--- BEGIN Supplied records ---

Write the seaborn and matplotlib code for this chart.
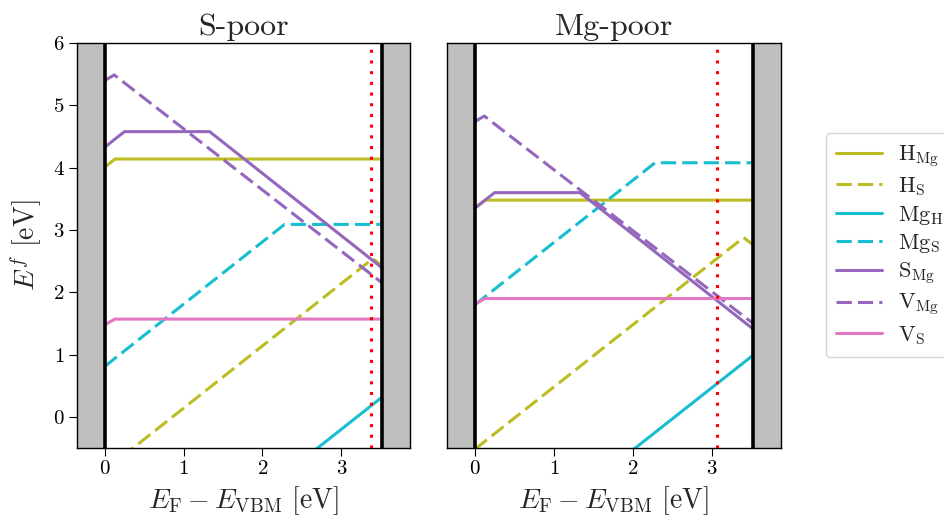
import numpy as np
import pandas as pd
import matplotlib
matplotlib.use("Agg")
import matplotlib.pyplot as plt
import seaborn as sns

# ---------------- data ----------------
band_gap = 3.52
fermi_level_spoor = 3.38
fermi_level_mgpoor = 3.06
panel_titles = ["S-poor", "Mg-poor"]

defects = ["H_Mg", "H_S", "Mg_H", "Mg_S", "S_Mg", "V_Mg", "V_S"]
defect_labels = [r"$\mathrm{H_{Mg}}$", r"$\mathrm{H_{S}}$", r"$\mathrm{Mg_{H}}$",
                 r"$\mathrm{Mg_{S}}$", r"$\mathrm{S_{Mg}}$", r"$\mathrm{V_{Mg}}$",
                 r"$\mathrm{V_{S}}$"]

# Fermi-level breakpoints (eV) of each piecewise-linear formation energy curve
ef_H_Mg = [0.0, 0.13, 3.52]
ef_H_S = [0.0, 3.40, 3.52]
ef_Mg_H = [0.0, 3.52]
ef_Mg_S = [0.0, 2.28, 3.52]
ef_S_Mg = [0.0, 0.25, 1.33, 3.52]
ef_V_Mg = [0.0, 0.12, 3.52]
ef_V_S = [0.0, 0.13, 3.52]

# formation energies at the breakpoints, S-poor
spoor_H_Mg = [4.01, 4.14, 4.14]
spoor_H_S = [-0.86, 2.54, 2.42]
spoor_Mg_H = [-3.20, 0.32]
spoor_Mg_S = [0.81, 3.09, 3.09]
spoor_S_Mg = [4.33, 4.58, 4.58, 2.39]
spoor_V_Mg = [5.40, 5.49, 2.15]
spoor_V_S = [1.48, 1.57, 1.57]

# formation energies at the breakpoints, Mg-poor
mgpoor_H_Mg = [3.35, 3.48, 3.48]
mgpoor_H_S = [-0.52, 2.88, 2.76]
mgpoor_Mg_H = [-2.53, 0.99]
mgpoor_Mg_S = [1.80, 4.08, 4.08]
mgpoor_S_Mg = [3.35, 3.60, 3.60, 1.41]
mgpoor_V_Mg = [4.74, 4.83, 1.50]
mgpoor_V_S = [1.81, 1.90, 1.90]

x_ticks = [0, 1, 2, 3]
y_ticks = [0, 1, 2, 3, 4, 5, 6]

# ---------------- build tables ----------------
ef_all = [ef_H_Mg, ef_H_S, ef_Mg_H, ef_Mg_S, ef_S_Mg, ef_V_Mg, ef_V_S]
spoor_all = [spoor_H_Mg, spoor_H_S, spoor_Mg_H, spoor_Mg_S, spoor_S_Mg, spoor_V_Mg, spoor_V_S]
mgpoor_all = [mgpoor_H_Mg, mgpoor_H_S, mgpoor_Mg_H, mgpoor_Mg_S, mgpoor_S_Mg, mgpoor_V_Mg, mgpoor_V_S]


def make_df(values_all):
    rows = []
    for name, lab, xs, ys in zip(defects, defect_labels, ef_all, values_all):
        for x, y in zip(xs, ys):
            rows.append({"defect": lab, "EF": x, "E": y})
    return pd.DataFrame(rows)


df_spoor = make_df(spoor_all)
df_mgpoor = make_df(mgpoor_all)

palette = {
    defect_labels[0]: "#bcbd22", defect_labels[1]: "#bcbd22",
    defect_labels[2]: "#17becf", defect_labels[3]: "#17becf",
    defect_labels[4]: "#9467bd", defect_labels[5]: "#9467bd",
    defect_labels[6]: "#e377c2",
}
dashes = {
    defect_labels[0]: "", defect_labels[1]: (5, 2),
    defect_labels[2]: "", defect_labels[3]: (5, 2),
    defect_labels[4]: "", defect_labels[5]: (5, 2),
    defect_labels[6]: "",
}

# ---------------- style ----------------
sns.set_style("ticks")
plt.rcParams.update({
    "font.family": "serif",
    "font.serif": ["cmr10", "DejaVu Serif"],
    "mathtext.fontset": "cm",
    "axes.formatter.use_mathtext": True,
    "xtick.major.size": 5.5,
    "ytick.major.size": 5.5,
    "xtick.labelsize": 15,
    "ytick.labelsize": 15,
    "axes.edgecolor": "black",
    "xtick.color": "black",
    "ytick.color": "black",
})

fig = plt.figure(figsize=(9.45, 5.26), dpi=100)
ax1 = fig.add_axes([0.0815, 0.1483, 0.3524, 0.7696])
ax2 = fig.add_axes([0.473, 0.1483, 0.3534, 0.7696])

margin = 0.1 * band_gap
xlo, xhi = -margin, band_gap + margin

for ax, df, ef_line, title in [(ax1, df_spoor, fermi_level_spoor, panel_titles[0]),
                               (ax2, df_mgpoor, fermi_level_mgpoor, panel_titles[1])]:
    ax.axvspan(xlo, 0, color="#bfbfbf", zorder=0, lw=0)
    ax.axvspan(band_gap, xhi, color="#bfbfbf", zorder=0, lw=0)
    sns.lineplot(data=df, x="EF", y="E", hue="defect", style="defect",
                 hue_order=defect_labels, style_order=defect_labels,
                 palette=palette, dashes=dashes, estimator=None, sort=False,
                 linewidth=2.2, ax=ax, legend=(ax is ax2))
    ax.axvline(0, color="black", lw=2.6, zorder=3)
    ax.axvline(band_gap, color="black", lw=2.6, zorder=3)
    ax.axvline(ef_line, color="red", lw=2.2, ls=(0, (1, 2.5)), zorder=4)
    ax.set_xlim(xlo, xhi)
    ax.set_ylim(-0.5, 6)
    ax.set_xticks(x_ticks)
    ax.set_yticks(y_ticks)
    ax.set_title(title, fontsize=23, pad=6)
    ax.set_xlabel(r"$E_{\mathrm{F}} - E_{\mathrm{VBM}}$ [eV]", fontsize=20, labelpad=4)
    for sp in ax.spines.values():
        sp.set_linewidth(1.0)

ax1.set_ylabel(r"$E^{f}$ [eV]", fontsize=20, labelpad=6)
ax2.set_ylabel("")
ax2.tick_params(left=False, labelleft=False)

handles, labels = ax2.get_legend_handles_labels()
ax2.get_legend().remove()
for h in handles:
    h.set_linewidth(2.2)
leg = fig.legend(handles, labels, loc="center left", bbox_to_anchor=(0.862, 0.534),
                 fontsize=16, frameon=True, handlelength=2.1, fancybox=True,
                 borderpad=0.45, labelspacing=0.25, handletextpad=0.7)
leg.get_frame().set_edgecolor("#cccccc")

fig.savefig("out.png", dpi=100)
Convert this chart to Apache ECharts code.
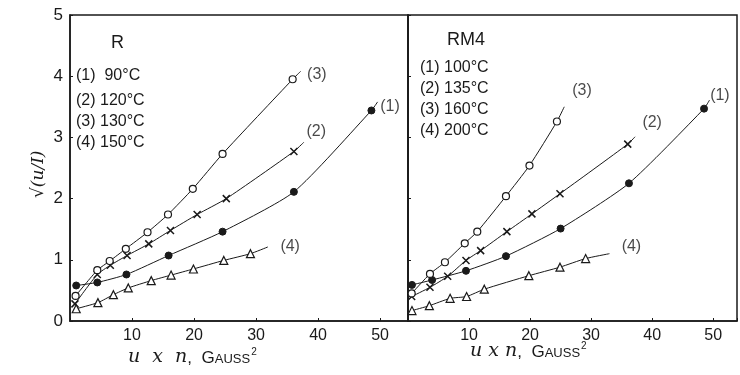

--- END Supplied records ---

> [Written task] Skip every picture and return the lines above from the top through the one that contains "y_ticks = [0, 1, 2, 3, 4, 5, 6]".

> [Correct output]
Write the seaborn and matplotlib code for this chart.
import numpy as np
import pandas as pd
import matplotlib
matplotlib.use("Agg")
import matplotlib.pyplot as plt
import seaborn as sns

# ---------------- data ----------------
band_gap = 3.52
fermi_level_spoor = 3.38
fermi_level_mgpoor = 3.06
panel_titles = ["S-poor", "Mg-poor"]

defects = ["H_Mg", "H_S", "Mg_H", "Mg_S", "S_Mg", "V_Mg", "V_S"]
defect_labels = [r"$\mathrm{H_{Mg}}$", r"$\mathrm{H_{S}}$", r"$\mathrm{Mg_{H}}$",
                 r"$\mathrm{Mg_{S}}$", r"$\mathrm{S_{Mg}}$", r"$\mathrm{V_{Mg}}$",
                 r"$\mathrm{V_{S}}$"]

# Fermi-level breakpoints (eV) of each piecewise-linear formation energy curve
ef_H_Mg = [0.0, 0.13, 3.52]
ef_H_S = [0.0, 3.40, 3.52]
ef_Mg_H = [0.0, 3.52]
ef_Mg_S = [0.0, 2.28, 3.52]
ef_S_Mg = [0.0, 0.25, 1.33, 3.52]
ef_V_Mg = [0.0, 0.12, 3.52]
ef_V_S = [0.0, 0.13, 3.52]

# formation energies at the breakpoints, S-poor
spoor_H_Mg = [4.01, 4.14, 4.14]
spoor_H_S = [-0.86, 2.54, 2.42]
spoor_Mg_H = [-3.20, 0.32]
spoor_Mg_S = [0.81, 3.09, 3.09]
spoor_S_Mg = [4.33, 4.58, 4.58, 2.39]
spoor_V_Mg = [5.40, 5.49, 2.15]
spoor_V_S = [1.48, 1.57, 1.57]

# formation energies at the breakpoints, Mg-poor
mgpoor_H_Mg = [3.35, 3.48, 3.48]
mgpoor_H_S = [-0.52, 2.88, 2.76]
mgpoor_Mg_H = [-2.53, 0.99]
mgpoor_Mg_S = [1.80, 4.08, 4.08]
mgpoor_S_Mg = [3.35, 3.60, 3.60, 1.41]
mgpoor_V_Mg = [4.74, 4.83, 1.50]
mgpoor_V_S = [1.81, 1.90, 1.90]

x_ticks = [0, 1, 2, 3]
y_ticks = [0, 1, 2, 3, 4, 5, 6]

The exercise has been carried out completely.